What the local authority was offering Clare was a primary school running to 11 and then places for its pupils in Haverhill or Sudbury. This might be played as some awful scenario where nice village pupils are pushed into the urban sprawl of an overspill town comprehensive and that has gone down well with some elements of the media – but the truth is quite the opposite. Samuel Ward School in Haverhill is a big school but it is also highly successful. It is ranked as ‘outstanding by OFSTED, achieves excellent results for its pupils and has been led for many years by a headteacher nominated as a national leader in education for exceptional leadership. It is even to become one of the coalition’s new academies. It offers a diverse curriculum, an extraordinary range of additional activities coupled with good behaviour and excellent target setting and rewards. It is, of course, where most of the children from the free school will continue their education at 16. Let’s hope they’re not too far behind their peers by then…

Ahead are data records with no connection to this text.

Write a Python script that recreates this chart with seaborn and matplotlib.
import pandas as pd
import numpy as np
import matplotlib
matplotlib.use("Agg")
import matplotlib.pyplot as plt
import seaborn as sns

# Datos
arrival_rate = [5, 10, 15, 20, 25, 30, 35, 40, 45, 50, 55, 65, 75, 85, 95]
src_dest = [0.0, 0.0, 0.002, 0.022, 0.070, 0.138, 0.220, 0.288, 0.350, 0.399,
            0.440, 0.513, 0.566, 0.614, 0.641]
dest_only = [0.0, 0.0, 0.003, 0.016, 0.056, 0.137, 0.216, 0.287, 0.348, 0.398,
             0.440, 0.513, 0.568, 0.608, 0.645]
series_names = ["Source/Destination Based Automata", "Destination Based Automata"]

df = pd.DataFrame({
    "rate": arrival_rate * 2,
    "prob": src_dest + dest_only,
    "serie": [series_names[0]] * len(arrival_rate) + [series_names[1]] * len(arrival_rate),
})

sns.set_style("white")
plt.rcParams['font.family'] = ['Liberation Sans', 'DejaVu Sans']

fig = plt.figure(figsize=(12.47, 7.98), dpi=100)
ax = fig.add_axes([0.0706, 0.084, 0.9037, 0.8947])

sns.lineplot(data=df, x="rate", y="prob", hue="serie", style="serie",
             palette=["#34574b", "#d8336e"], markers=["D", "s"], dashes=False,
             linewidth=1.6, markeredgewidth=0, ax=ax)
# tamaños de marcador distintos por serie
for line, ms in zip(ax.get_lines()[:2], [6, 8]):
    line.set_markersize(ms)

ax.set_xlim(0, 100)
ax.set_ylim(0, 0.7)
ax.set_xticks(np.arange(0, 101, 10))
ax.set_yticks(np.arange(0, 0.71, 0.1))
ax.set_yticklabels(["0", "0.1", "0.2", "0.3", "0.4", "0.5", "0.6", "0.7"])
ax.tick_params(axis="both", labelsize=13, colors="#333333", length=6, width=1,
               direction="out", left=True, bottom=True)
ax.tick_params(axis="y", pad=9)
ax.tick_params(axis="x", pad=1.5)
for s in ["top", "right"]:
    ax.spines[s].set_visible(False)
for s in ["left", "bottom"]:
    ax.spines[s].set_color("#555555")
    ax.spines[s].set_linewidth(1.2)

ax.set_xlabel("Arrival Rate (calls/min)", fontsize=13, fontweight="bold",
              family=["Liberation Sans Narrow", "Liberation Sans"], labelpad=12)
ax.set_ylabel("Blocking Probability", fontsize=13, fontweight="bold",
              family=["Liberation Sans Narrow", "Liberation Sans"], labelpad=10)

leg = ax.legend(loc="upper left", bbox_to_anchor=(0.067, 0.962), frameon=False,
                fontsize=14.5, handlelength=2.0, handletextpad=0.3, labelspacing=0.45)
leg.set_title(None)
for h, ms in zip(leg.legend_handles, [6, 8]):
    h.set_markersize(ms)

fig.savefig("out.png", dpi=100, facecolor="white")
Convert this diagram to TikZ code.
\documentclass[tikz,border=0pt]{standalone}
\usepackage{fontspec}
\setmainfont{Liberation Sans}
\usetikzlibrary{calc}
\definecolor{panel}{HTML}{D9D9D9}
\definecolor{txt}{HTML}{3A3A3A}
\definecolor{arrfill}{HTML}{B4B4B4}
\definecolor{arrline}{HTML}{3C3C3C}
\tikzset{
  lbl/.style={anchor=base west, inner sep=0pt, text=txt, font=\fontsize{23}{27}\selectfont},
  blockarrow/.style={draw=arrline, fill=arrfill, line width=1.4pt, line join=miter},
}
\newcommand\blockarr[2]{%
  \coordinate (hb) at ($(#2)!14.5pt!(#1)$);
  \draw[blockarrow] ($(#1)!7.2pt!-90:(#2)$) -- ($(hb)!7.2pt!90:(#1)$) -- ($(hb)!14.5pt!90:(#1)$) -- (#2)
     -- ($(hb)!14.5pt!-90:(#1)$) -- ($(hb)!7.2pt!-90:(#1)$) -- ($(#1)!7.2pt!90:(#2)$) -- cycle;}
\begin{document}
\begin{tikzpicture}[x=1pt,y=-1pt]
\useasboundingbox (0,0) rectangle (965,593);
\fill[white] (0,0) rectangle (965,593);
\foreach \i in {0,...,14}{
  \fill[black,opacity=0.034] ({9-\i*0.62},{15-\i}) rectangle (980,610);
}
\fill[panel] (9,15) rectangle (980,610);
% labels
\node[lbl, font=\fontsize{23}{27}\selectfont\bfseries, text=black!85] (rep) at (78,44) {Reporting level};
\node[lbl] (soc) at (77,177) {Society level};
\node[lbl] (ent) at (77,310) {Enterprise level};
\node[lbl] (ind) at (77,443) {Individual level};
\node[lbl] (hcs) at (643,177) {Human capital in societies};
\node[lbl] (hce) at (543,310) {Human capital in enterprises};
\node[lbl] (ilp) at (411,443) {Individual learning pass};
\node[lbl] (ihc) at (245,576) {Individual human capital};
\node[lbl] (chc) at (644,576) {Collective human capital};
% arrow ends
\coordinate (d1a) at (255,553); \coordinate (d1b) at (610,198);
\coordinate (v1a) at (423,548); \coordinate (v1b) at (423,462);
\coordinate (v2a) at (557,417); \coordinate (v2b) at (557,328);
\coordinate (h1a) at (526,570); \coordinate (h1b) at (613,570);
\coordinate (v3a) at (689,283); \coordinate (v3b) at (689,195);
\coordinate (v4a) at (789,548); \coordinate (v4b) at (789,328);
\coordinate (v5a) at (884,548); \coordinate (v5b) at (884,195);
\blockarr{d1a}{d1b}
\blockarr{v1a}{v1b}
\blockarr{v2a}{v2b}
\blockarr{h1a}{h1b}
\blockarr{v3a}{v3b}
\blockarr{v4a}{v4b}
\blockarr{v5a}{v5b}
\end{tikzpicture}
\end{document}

Of course you might argue that if Clare wants its own school and the community are going to run it then why shouldn’t they have it in an era of libertarian conservatism? The answer is money and equality and it is not Clare’s money but the taxpayers. The free school will probably cost closer to £5 than £4 million to set up and will then, eventually, create an additional five hundred secondary school places so that there is a surplus in south Suffolk. It may also attract pupils from over the border in Essex so it will play havoc with educational planning there as well.

It will set itself up as ‘traditional’ and because it is in a small village with incomes well above the norm it will be implicitly selective as it will rely on children from outside the village being transported there by parents. A free school like this does not exist in a bubble. It impacts on education across a wide reaching area. It gives more choice to some parents but takes away the rights of others to have their children taught in genuinely comprehensive schools. The Stour Valley Community School may well be the fulfilment of the community’s dream but it is also the next step in an ideological attack on maintained education.